Kill the Intentional Foul
This will be, by far, the most controversial thing I say. You might already be scoffing. But before you close this page, try to think of any other sport where the defense can benefit at the end of games by committing penalties. The only past example I can think of, and it’s very mild by comparison, was how teams could stop the clock in college football near the end of games by going offside. But the NCAA nipped that one in the bud two years ago by adding a 10-second runoff rule. Why? Because it was a stupid loophole that didn’t make sense. A penalty should be a penalty, and it shouldn’t help a team win.
In every other sport, if you trail by a large margin toward the end of the game, you lose. Or you have a miracle comeback aided by turnovers or spectacular luck. You do not commit penalty after penalty, hoping for the other team to screw up. Why? Because penalties are actual penalties. They hurt you. They are not preferable.
Now, you could argue that the penalty for a foul in basketball, once the bonus is reached, is two foul shots (or a one-and-one). The other team can shoot for free! How is that not a penalty? It is, technically, but it’s not actually penalizing when that team would prefer to run the clock out. If it’s not preferable, it’s not penalizing. And like the factors above, this trend is ruining the end of games, turning them into free throw shooting contests and stopping play every few seconds to the detriment of our entertainment. With the timeouts and the referee reviews, it had made the endgame unbearable.
So kill the intentional foul.
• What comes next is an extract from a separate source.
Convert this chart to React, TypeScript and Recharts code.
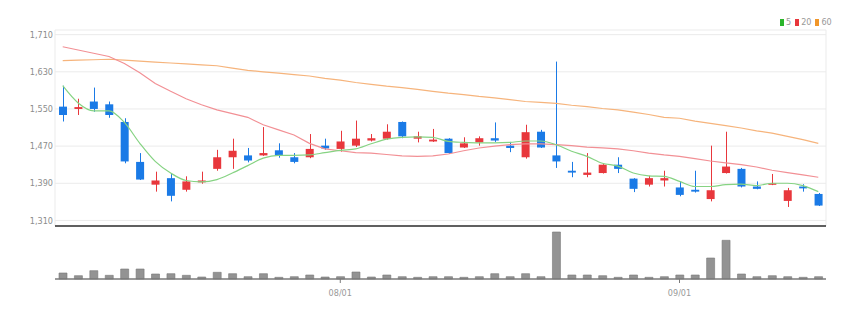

My initial idea was to treat the violations like flagrant fouls. The team on the receiving end of the intentional foul gets two shots and the ball. But then I was discussing it with my friend Justin, and he had a brilliant idea: Why not give teams the option? They can either have have two shots and the ball, or run the rest of the shot clock out — whatever remains of the 35 seconds on the board — and take their two shots in a live-game situation. That’s the NCAA football model with penalties committed in the last minute, and it makes a lot of sense.
To get rid of the intentional foul, you have to get rid of the incentive. If there are 45 seconds left in a game, and a team trails by eight points, knowing that an intentional foul would likely run the clock down to 10 seconds would effectively ruin the incentive. (For the record: Yes, referees would have to judge intentional fouls, but I don’t think this would be complicated; if a team isn’t trying to score, any aggressive foul is pretty safely intentional.) So how would a trailing team come back? Like teams in every other damn sport — by trying to steal the ball and playing actual defense and hoping for some luck.
So, kill the intentional foul. Kill the shot clock. Kill the timeouts. Then, maybe, my favorite sport can escape national mockery and become something more than a one-month novelty act. Maybe the beauty of basketball can be restored. And maybe it can become the game I remember from my childhood — an actual spectator sport.